Thursday, June 23, 2016

Biblical Literalism: A Gentile Heresy

I was surprised to find John Shelby Spong's latest book Biblical Literalism: A Gentile Heresy (#577) prominently displayed under Staff Picks at the main branch of our local library.  I knew the name from my Episcopal background, but I've never read any of his works before.  With time off from EfM this summer, it seemed like the perfect time to remedy that omission.

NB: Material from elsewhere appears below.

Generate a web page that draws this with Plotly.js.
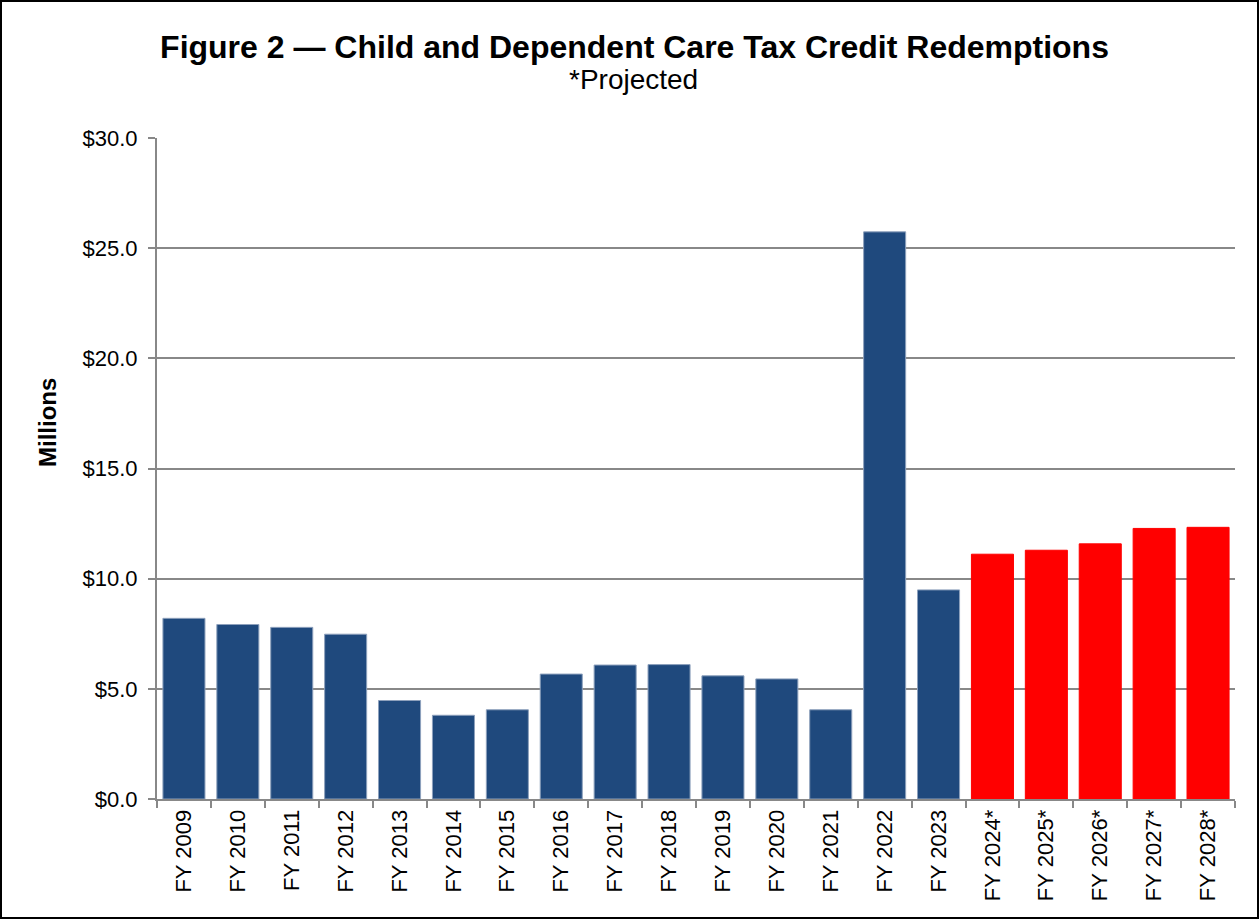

The premise of Spong's book is that the Bible as a whole, and in this work, the gospel of Matthew in particular, were not written as literal works of history, but rather as metaphors and allegories to teach greater truths.  The original Jewish audience for whom the gospels were written would have understood the underlying stories and allusions to Old Testament scripture.  In fact, Spong posits that Matthew was designed to be read in the synagogues as part of the liturgical year cycle, just as many traditional denominations of Christianity have set orders of readings from both Old and New Testament works throughout the year.  When the new Christian movement broke away from their synagogue-based roots beginning with the Roman persecutions following the destruction of the Temple in Jerusalem in 70 CE, Spong contends that the now mostly Gentile congregations knew nothing about Jewish scriptures, and so lost the key to interpreting the gospels properly themselves.  They began to read them as literal history.

I found what Spong has to say most interesting.  His arguments are laid out logically and make sense to me.  Of course, I realize after three years of EfM that my mind and theological thinking have stretched considerably.  For many, many others judging from the letters to the editor in my local paper, their first reaction would be to take this book out to the library parking lot and burn it!  (Without reading it first, of course!)  If they could actually bring themselves to read it, the challenge to what they have always been taught to believe could cause their heads to explode.  If they can get past that, it might just open up a whole new way of thinking for them.  You'll just have to read Biblical Literalism: A Gentile Heresy for yourself.